Without the pictures, extract every line from the start of the material to the line containing "475, 482, 484, 484]", both ends included.

**GIVEN MATERIAL**

## BEGIN

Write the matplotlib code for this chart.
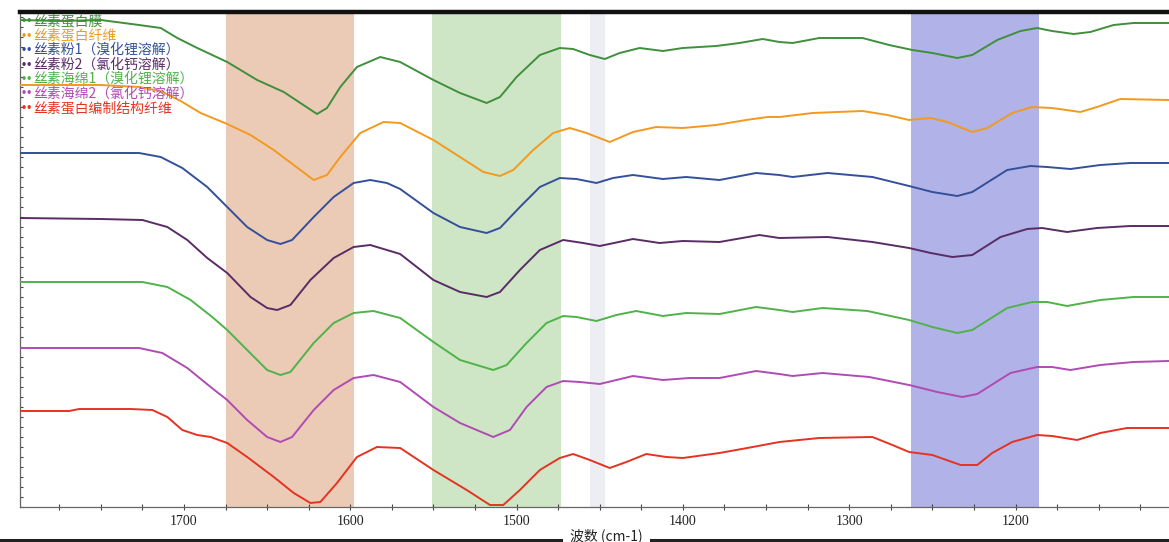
import matplotlib
matplotlib.use("Agg")
import matplotlib.pyplot as plt
from matplotlib.lines import Line2D

# ---------------- data ----------------
labels = [
    "丝素蛋白膜",
    "丝素蛋白纤维",
    "丝素粉1（溴化锂溶解）",
    "丝素粉2（氯化钙溶解）",
    "丝素海绵1（溴化锂溶解）",
    "丝素海绵2（氯化钙溶解）",
    "丝素蛋白编制结构纤维",
]
colors = ["#3f8f3c", "#f29a1f", "#34509a", "#5a2c66", "#4fb34a", "#b04bb4", "#e53322"]

film_wn = [1799, 1775, 1750, 1727, 1714, 1704, 1692, 1674, 1656, 1640, 1630, 1620, 1614, 1606, 1596, 1582,
           1570, 1550, 1534, 1518, 1510, 1500, 1486, 1474, 1466, 1456, 1447, 1438, 1426, 1412, 1400, 1380,
           1366, 1352, 1342, 1334, 1318, 1292, 1276, 1262, 1250, 1235, 1226, 1211, 1197, 1187, 1178, 1165,
           1155, 1141, 1129, 1108]
film_val = [487, 486, 487, 482, 479, 469, 459, 445, 427, 415, 404, 393, 399, 420, 440, 450,
            445, 427, 414, 404, 410, 430, 452, 459, 458, 452, 448, 454, 459, 456, 459, 461,
            464, 468, 465, 464, 469, 469, 462, 457, 454, 449, 452, 467, 476, 479, 476, 473,
            475, 482, 484, 484]

fiber_wn = [1799, 1750, 1727, 1714, 1702, 1690, 1674, 1660, 1646, 1634, 1622, 1614, 1606, 1594, 1580, 1570,
            1550, 1534, 1520, 1510, 1502, 1490, 1478, 1468, 1458, 1444, 1430, 1416, 1400, 1380, 1362, 1349,
            1342, 1322, 1292, 1277, 1264, 1251, 1241, 1226, 1217, 1202, 1190, 1178, 1161, 1151, 1137, 1108]
fiber_val = [422, 422, 420, 416, 406, 394, 383, 372, 357, 342, 327, 332, 350, 374, 385, 384,
             367, 350, 335, 331, 337, 357, 374, 379, 374, 365, 375, 380, 379, 382, 387, 390,
             390, 394, 396, 392, 387, 389, 385, 375, 379, 394, 400, 399, 395, 400, 408, 407]

powder1_wn = [1799, 1750, 1727, 1714, 1701, 1686, 1674, 1662, 1650, 1642, 1635, 1622, 1610, 1598, 1588, 1578,
              1570, 1550, 1534, 1518, 1510, 1498, 1486, 1474, 1464, 1452, 1442, 1430, 1412, 1398, 1378, 1356,
              1342, 1334, 1313, 1286, 1264, 1250, 1235, 1226, 1205, 1191, 1181, 1167, 1149, 1131, 1108]
powder1_val = [354, 354, 354, 350, 339, 320, 300, 280, 267, 263, 267, 290, 310, 324, 327, 324,
               318, 294, 280, 274, 279, 300, 320, 329, 328, 324, 329, 332, 328, 330, 327, 334,
               332, 330, 334, 330, 321, 315, 311, 315, 337, 341, 340, 338, 342, 344, 344]

powder2_wn = [1799, 1750, 1725, 1710, 1698, 1686, 1674, 1660, 1650, 1644, 1636, 1624, 1610, 1598, 1588, 1570,
              1550, 1534, 1518, 1510, 1498, 1486, 1472, 1460, 1450, 1430, 1414, 1400, 1378, 1354, 1342, 1313,
              1286, 1264, 1251, 1238, 1226, 1209, 1193, 1184, 1169, 1151, 1131, 1108]
powder2_val = [289, 288, 287, 280, 267, 249, 234, 210, 199, 197, 202, 227, 249, 260, 262, 253,
               227, 215, 210, 215, 237, 257, 267, 264, 261, 268, 264, 266, 265, 272, 269, 270,
               265, 259, 254, 250, 252, 270, 278, 279, 275, 279, 281, 281]

sponge1_wn = [1799, 1750, 1725, 1710, 1696, 1683, 1674, 1662, 1650, 1642, 1636, 1622, 1610, 1598, 1586, 1570,
              1550, 1534, 1514, 1506, 1494, 1482, 1472, 1464, 1452, 1440, 1428, 1412, 1398, 1378, 1356, 1342,
              1334, 1316, 1289, 1264, 1250, 1235, 1226, 1205, 1190, 1181, 1169, 1149, 1129, 1108]
sponge1_val = [225, 225, 225, 220, 207, 190, 177, 157, 137, 132, 135, 164, 184, 194, 196, 189,
               165, 147, 137, 142, 164, 184, 191, 190, 186, 192, 196, 191, 194, 193, 200, 197,
               195, 199, 196, 187, 180, 174, 177, 199, 205, 205, 201, 207, 210, 210]

sponge2_wn = [1799, 1750, 1727, 1713, 1698, 1684, 1674, 1662, 1650, 1642, 1635, 1622, 1610, 1598, 1586, 1570,
              1550, 1534, 1514, 1504, 1494, 1482, 1472, 1462, 1450, 1430, 1412, 1396, 1378, 1356, 1342, 1334,
              1316, 1288, 1264, 1247, 1232, 1223, 1203, 1187, 1178, 1167, 1149, 1129, 1108]
sponge2_val = [159, 159, 159, 154, 139, 120, 107, 87, 70, 65, 70, 97, 117, 129, 132, 125,
               100, 84, 70, 77, 100, 120, 126, 125, 123, 131, 127, 129, 129, 136, 133, 131,
               134, 130, 122, 115, 110, 113, 134, 140, 140, 137, 142, 145, 146]

woven_wn = [1799, 1769, 1763, 1732, 1719, 1710, 1701, 1692, 1684, 1674, 1662, 1646, 1634, 1624, 1618, 1608,
            1596, 1584, 1570, 1550, 1530, 1516, 1508, 1498, 1486, 1474, 1466, 1456, 1444, 1434, 1422, 1410,
            1400, 1378, 1358, 1342, 1318, 1286, 1274, 1264, 1250, 1233, 1223, 1214, 1202, 1187, 1178, 1163,
            1149, 1133, 1108]
woven_val = [96, 96, 98, 98, 97, 90, 77, 72, 70, 64, 50, 30, 14, 4, 5, 24,
             50, 60, 59, 37, 17, 2, 2, 17, 37, 49, 53, 47, 39, 45, 53, 50,
             49, 54, 60, 65, 69, 70, 62, 55, 52, 42, 42, 54, 65, 72, 71, 67,
             74, 79, 79]

series_wn = [film_wn, fiber_wn, powder1_wn, powder2_wn, sponge1_wn, sponge2_wn, woven_wn]
series_val = [film_val, fiber_val, powder1_val, powder2_val, sponge1_val, sponge2_val, woven_val]

# highlighted bands (cm-1)
bands = [(1675, 1598), (1551, 1473), (1263, 1186)]
band_colors = ["#eccbb6", "#cfe6c6", "#b0b2e8"]
xticks_major = [1700, 1600, 1500, 1400, 1300, 1200]

# ---------------- figure ----------------
W, H = 1169, 542
fig = plt.figure(figsize=(W / 100, H / 100), dpi=100)
fig.patch.set_facecolor("white")
ax = fig.add_axes([20 / W, (H - 507) / H, (W - 20) / W, 495 / H])

for (a, b), c in zip(bands, band_colors):
    ax.axvspan(a, b, color=c, lw=0, zorder=0)
ax.axvspan(1456, 1447, color="#eceef3", lw=0, zorder=0)

for wn, v, c in zip(series_wn, series_val, colors):
    ax.plot(wn, v, color=c, lw=1.4, solid_joinstyle="round", zorder=3)

ax.set_xlim(1798.6, 1107.7)
ax.set_ylim(0, 495)

ax.set_xticks(xticks_major)
ax.set_xticklabels([str(t) for t in xticks_major], family="Liberation Serif", fontsize=10, color="#222")
ax.set_xticks(list(range(1775, 1100, -25)), minor=True)
ax.tick_params(axis="x", which="both", direction="inout", length=4, width=0.8, color="#444", pad=4)
ax.set_yticks(list(range(0, 496, 10)))
ax.set_yticklabels([])
ax.tick_params(axis="y", which="both", direction="in", length=2.5, width=0.8, color="#444")

ax.spines["right"].set_visible(False)
ax.spines["top"].set_linewidth(3.2)
ax.spines["top"].set_color("#111")
ax.spines["left"].set_color("#666")
ax.spines["left"].set_linewidth(0.9)
ax.spines["bottom"].set_color("#666")
ax.spines["bottom"].set_linewidth(0.9)

# legend as coloured text rows
cjk = ["Noto Sans CJK SC", "DejaVu Sans"]
for i, (lab, c) in enumerate(zip(labels, colors)):
    ypix = 21 + i * 14.5
    fig.text(21 / W, 1 - ypix / H, "••", color=c, fontsize=7, va="center", ha="left",
             family="DejaVu Sans", fontweight="bold")
    fig.text(33 / W, 1 - ypix / H, lab, color=c, fontsize=10, va="center", ha="left", family=cjk)

# x-axis title sitting on a rule
fig.text(606 / W, 1 - 536 / H, "波数 (cm-1)", fontsize=10, ha="center", va="center",
         family=cjk, color="#222")
fig.add_artist(Line2D([0, 561 / W], [1 - 540 / H, 1 - 540 / H], color="#222", lw=2.2))
fig.add_artist(Line2D([651 / W, 1], [1 - 540 / H, 1 - 540 / H], color="#222", lw=2.2))

fig.savefig("out.png", dpi=100)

## END

**FINAL ANSWER**
Write the matplotlib code for this chart.
import matplotlib
matplotlib.use("Agg")
import matplotlib.pyplot as plt
from matplotlib.lines import Line2D

# ---------------- data ----------------
labels = [
    "丝素蛋白膜",
    "丝素蛋白纤维",
    "丝素粉1（溴化锂溶解）",
    "丝素粉2（氯化钙溶解）",
    "丝素海绵1（溴化锂溶解）",
    "丝素海绵2（氯化钙溶解）",
    "丝素蛋白编制结构纤维",
]
colors = ["#3f8f3c", "#f29a1f", "#34509a", "#5a2c66", "#4fb34a", "#b04bb4", "#e53322"]

film_wn = [1799, 1775, 1750, 1727, 1714, 1704, 1692, 1674, 1656, 1640, 1630, 1620, 1614, 1606, 1596, 1582,
           1570, 1550, 1534, 1518, 1510, 1500, 1486, 1474, 1466, 1456, 1447, 1438, 1426, 1412, 1400, 1380,
           1366, 1352, 1342, 1334, 1318, 1292, 1276, 1262, 1250, 1235, 1226, 1211, 1197, 1187, 1178, 1165,
           1155, 1141, 1129, 1108]
film_val = [487, 486, 487, 482, 479, 469, 459, 445, 427, 415, 404, 393, 399, 420, 440, 450,
            445, 427, 414, 404, 410, 430, 452, 459, 458, 452, 448, 454, 459, 456, 459, 461,
            464, 468, 465, 464, 469, 469, 462, 457, 454, 449, 452, 467, 476, 479, 476, 473,
            475, 482, 484, 484]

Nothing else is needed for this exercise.